Work to do:
Without including the pictures, copy out every line below.

Available data:

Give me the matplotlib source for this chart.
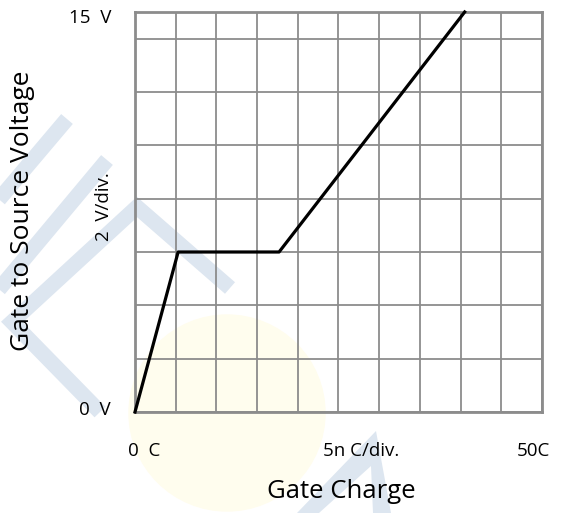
import matplotlib
matplotlib.use('Agg')
import matplotlib.pyplot as plt
from matplotlib.patches import Circle, Polygon
import numpy as np

# gate charge curve (nC, V)
charge_nc = [0, 5.3, 17.7, 40.5]
gate_volt = [0, 6, 6, 15]

x_grid = np.arange(0, 55, 5)
y_grid = [0, 2, 4, 6, 8, 10, 12, 14, 15]

GRID_COLOR = '#8c8c8c'
WM_BLUE = '#dde6f0'

plt.rcParams['font.family'] = ['Open Sans', 'DejaVu Sans']

fig = plt.figure(figsize=(5.66, 5.13), dpi=100)

# watermark (drawn in figure pixels)
bg = fig.add_axes([0, 0, 1, 1])
bg.set_xlim(0, 566)
bg.set_ylim(513, 0)
bg.axis('off')
bg.add_patch(Circle((227, 413), 98, color='#fffdee', zorder=0))
for xs, ys in [([67, -10], [119, 210]),
               ([107, -10], [160, 300]),
               ([230, 137, 12, 100], [288, 207, 322, 412])]:
    bg.plot(xs, ys, color=WM_BLUE, lw=11, solid_capstyle='butt', solid_joinstyle='miter', zorder=0)
bg.add_patch(Polygon([(297, 513), (376, 431), (391, 513), (373, 513), (371, 466), (319, 513)],
                     closed=True, color=WM_BLUE, lw=0, zorder=0))

ax = fig.add_axes([0.2385, 0.1969, 0.7191, 0.7797])
ax.patch.set_alpha(0)
ax.set_xlim(0, 50)
ax.set_ylim(0, 15)
for xv in x_grid:
    ax.axvline(xv, color=GRID_COLOR, lw=1.3, zorder=1)
for yv in y_grid:
    ax.axhline(yv, color=GRID_COLOR, lw=1.3, zorder=1)
for s in ax.spines.values():
    s.set_color(GRID_COLOR)
    s.set_linewidth(2)
ax.set_xticks([])
ax.set_yticks([])

ax.plot(charge_nc, gate_volt, color='black', lw=2.3, zorder=3, clip_on=False)

fs = 13.5
fig.text(69 / 566, 1 - 18 / 513, '15  V', fontsize=fs, ha='left', va='center')
fig.text(79 / 566, 1 - 410 / 513, '0  V', fontsize=fs, ha='left', va='center')
fig.text(128 / 566, 1 - 451 / 513, '0  C', fontsize=fs, ha='left', va='center')
fig.text(323 / 566, 1 - 451 / 513, '5n C/div.', fontsize=fs, ha='left', va='center')
fig.text(517 / 566, 1 - 451 / 513, '50C', fontsize=fs, ha='left', va='center')
fig.text(104 / 566, 1 - 207 / 513, '2  V/div.', fontsize=fs, rotation=90, ha='center', va='center')
fig.text(341 / 566, 1 - 492 / 513, 'Gate Charge', fontsize=18.5, ha='center', va='center')
fig.text(23 / 566, 1 - 211 / 513, 'Gate to Source Voltage', fontsize=19, rotation=90,
         ha='center', va='center')

fig.savefig('out.png', dpi=100)
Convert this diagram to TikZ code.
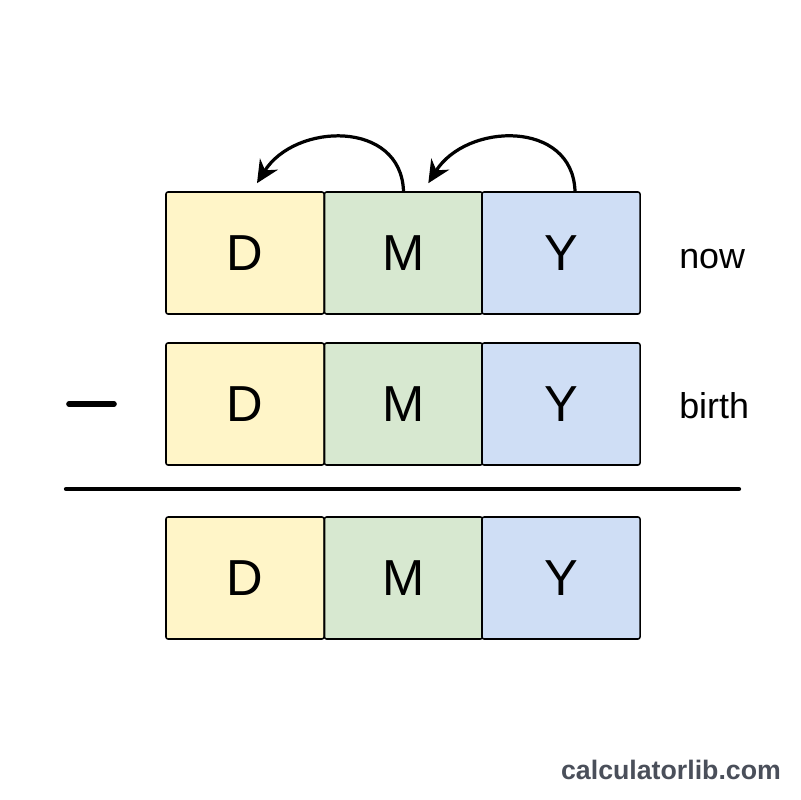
\documentclass[tikz,border=0pt]{standalone}
\usepackage{fontspec}
\setmainfont{Liberation Sans}
\usetikzlibrary{arrows.meta}
\definecolor{dayfill}{RGB}{255,245,200}
\definecolor{monthfill}{RGB}{215,232,208}
\definecolor{yearfill}{RGB}{207,222,245}
\definecolor{brandgray}{RGB}{74,79,90}
\tikzset{
  cell/.style={draw, line width=1.1pt, rounded corners=1.5pt, minimum width=3.95cm, minimum height=3.05cm, inner sep=0pt, font=\fontsize{36}{40}\selectfont},
  tag/.style={anchor=base west, inner sep=0pt, font=\fontsize{25.5}{30}\selectfont},
  carry/.style={line width=2.3pt, -{Stealth[length=16pt,width=15pt]}}
}
\begin{document}
\begin{tikzpicture}[x=0.025cm,y=-0.025cm]
\useasboundingbox[fill=white] (0,0) rectangle (800,800);
% now
\node[cell,fill=dayfill] (nowD) at (245,253) {D};
\node[cell,fill=monthfill] (nowM) at (403.5,253) {M};
\node[cell,fill=yearfill] (nowY) at (561,253) {Y};
% birth
\node[cell,fill=dayfill] (birD) at (245,404) {D};
\node[cell,fill=monthfill] (birM) at (403.5,404) {M};
\node[cell,fill=yearfill] (birY) at (561,404) {Y};
% result
\node[cell,fill=dayfill] (resD) at (245,578) {D};
\node[cell,fill=monthfill] (resM) at (403.5,578) {M};
\node[cell,fill=yearfill] (resY) at (561,578) {Y};
% labels
\node[tag] (nowtag) at (679,268) {now};
\node[tag] (birtag) at (679,418) {birth};
% borrow arrows
\coordinate (dayin) at ([xshift=0.3cm,yshift=0.2cm]nowD.north);
\coordinate (monthin) at ([xshift=0.62cm,yshift=0.2cm]nowM.north);
\draw[carry] (nowM.north) to[out=92,in=58,looseness=1.25] (dayin);
\draw[carry] ([xshift=0.35cm]nowY.north) to[out=92,in=58,looseness=1.25] (monthin);
% minus and rule
\draw[line width=4pt,line cap=round] (69,404) -- (114,404);
\draw[line width=3pt,line cap=round] (66,489) -- (739,489);
\node[anchor=base, inner sep=0pt, text=brandgray, font=\fontsize{19}{22}\selectfont\bfseries] (brand) at (671,779) {calculatorlib.com};
\end{tikzpicture}
\end{document}
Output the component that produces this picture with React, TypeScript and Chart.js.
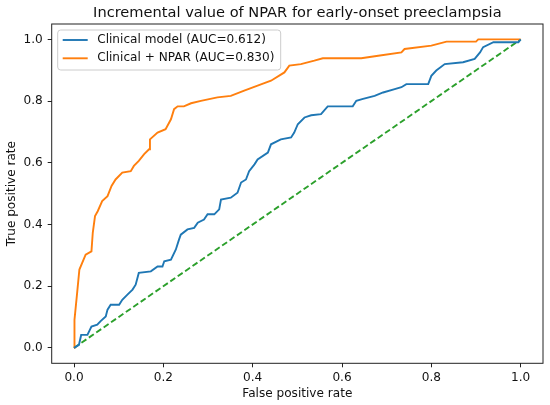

Response to this task:
Give me the matplotlib source for this chart.
import matplotlib
matplotlib.use('Agg')
import matplotlib.pyplot as plt
from matplotlib.patches import Circle, Polygon
import numpy as np

# gate charge curve (nC, V)
charge_nc = [0, 5.3, 17.7, 40.5]
gate_volt = [0, 6, 6, 15]

x_grid = np.arange(0, 55, 5)
y_grid = [0, 2, 4, 6, 8, 10, 12, 14, 15]

GRID_COLOR = '#8c8c8c'
WM_BLUE = '#dde6f0'

plt.rcParams['font.family'] = ['Open Sans', 'DejaVu Sans']

fig = plt.figure(figsize=(5.66, 5.13), dpi=100)

# watermark (drawn in figure pixels)
bg = fig.add_axes([0, 0, 1, 1])
bg.set_xlim(0, 566)
bg.set_ylim(513, 0)
bg.axis('off')
bg.add_patch(Circle((227, 413), 98, color='#fffdee', zorder=0))
for xs, ys in [([67, -10], [119, 210]),
               ([107, -10], [160, 300]),
               ([230, 137, 12, 100], [288, 207, 322, 412])]:
    bg.plot(xs, ys, color=WM_BLUE, lw=11, solid_capstyle='butt', solid_joinstyle='miter', zorder=0)
bg.add_patch(Polygon([(297, 513), (376, 431), (391, 513), (373, 513), (371, 466), (319, 513)],
                     closed=True, color=WM_BLUE, lw=0, zorder=0))

ax = fig.add_axes([0.2385, 0.1969, 0.7191, 0.7797])
ax.patch.set_alpha(0)
ax.set_xlim(0, 50)
ax.set_ylim(0, 15)
for xv in x_grid:
    ax.axvline(xv, color=GRID_COLOR, lw=1.3, zorder=1)
for yv in y_grid:
    ax.axhline(yv, color=GRID_COLOR, lw=1.3, zorder=1)
for s in ax.spines.values():
    s.set_color(GRID_COLOR)
    s.set_linewidth(2)
ax.set_xticks([])
ax.set_yticks([])

ax.plot(charge_nc, gate_volt, color='black', lw=2.3, zorder=3, clip_on=False)

fs = 13.5
fig.text(69 / 566, 1 - 18 / 513, '15  V', fontsize=fs, ha='left', va='center')
fig.text(79 / 566, 1 - 410 / 513, '0  V', fontsize=fs, ha='left', va='center')
fig.text(128 / 566, 1 - 451 / 513, '0  C', fontsize=fs, ha='left', va='center')
fig.text(323 / 566, 1 - 451 / 513, '5n C/div.', fontsize=fs, ha='left', va='center')
fig.text(517 / 566, 1 - 451 / 513, '50C', fontsize=fs, ha='left', va='center')
fig.text(104 / 566, 1 - 207 / 513, '2  V/div.', fontsize=fs, rotation=90, ha='center', va='center')
fig.text(341 / 566, 1 - 492 / 513, 'Gate Charge', fontsize=18.5, ha='center', va='center')
fig.text(23 / 566, 1 - 211 / 513, 'Gate to Source Voltage', fontsize=19, rotation=90,
         ha='center', va='center')

fig.savefig('out.png', dpi=100)
Convert this diagram to TikZ code.
\documentclass[tikz,border=0pt]{standalone}
\usepackage{fontspec}
\setmainfont{Liberation Sans}
\usetikzlibrary{arrows.meta}
\definecolor{dayfill}{RGB}{255,245,200}
\definecolor{monthfill}{RGB}{215,232,208}
\definecolor{yearfill}{RGB}{207,222,245}
\definecolor{brandgray}{RGB}{74,79,90}
\tikzset{
  cell/.style={draw, line width=1.1pt, rounded corners=1.5pt, minimum width=3.95cm, minimum height=3.05cm, inner sep=0pt, font=\fontsize{36}{40}\selectfont},
  tag/.style={anchor=base west, inner sep=0pt, font=\fontsize{25.5}{30}\selectfont},
  carry/.style={line width=2.3pt, -{Stealth[length=16pt,width=15pt]}}
}
\begin{document}
\begin{tikzpicture}[x=0.025cm,y=-0.025cm]
\useasboundingbox[fill=white] (0,0) rectangle (800,800);
% now
\node[cell,fill=dayfill] (nowD) at (245,253) {D};
\node[cell,fill=monthfill] (nowM) at (403.5,253) {M};
\node[cell,fill=yearfill] (nowY) at (561,253) {Y};
% birth
\node[cell,fill=dayfill] (birD) at (245,404) {D};
\node[cell,fill=monthfill] (birM) at (403.5,404) {M};
\node[cell,fill=yearfill] (birY) at (561,404) {Y};
% result
\node[cell,fill=dayfill] (resD) at (245,578) {D};
\node[cell,fill=monthfill] (resM) at (403.5,578) {M};
\node[cell,fill=yearfill] (resY) at (561,578) {Y};
% labels
\node[tag] (nowtag) at (679,268) {now};
\node[tag] (birtag) at (679,418) {birth};
% borrow arrows
\coordinate (dayin) at ([xshift=0.3cm,yshift=0.2cm]nowD.north);
\coordinate (monthin) at ([xshift=0.62cm,yshift=0.2cm]nowM.north);
\draw[carry] (nowM.north) to[out=92,in=58,looseness=1.25] (dayin);
\draw[carry] ([xshift=0.35cm]nowY.north) to[out=92,in=58,looseness=1.25] (monthin);
% minus and rule
\draw[line width=4pt,line cap=round] (69,404) -- (114,404);
\draw[line width=3pt,line cap=round] (66,489) -- (739,489);
\node[anchor=base, inner sep=0pt, text=brandgray, font=\fontsize{19}{22}\selectfont\bfseries] (brand) at (671,779) {calculatorlib.com};
\end{tikzpicture}
\end{document}
Output the component that produces this picture with React, TypeScript and Chart.js.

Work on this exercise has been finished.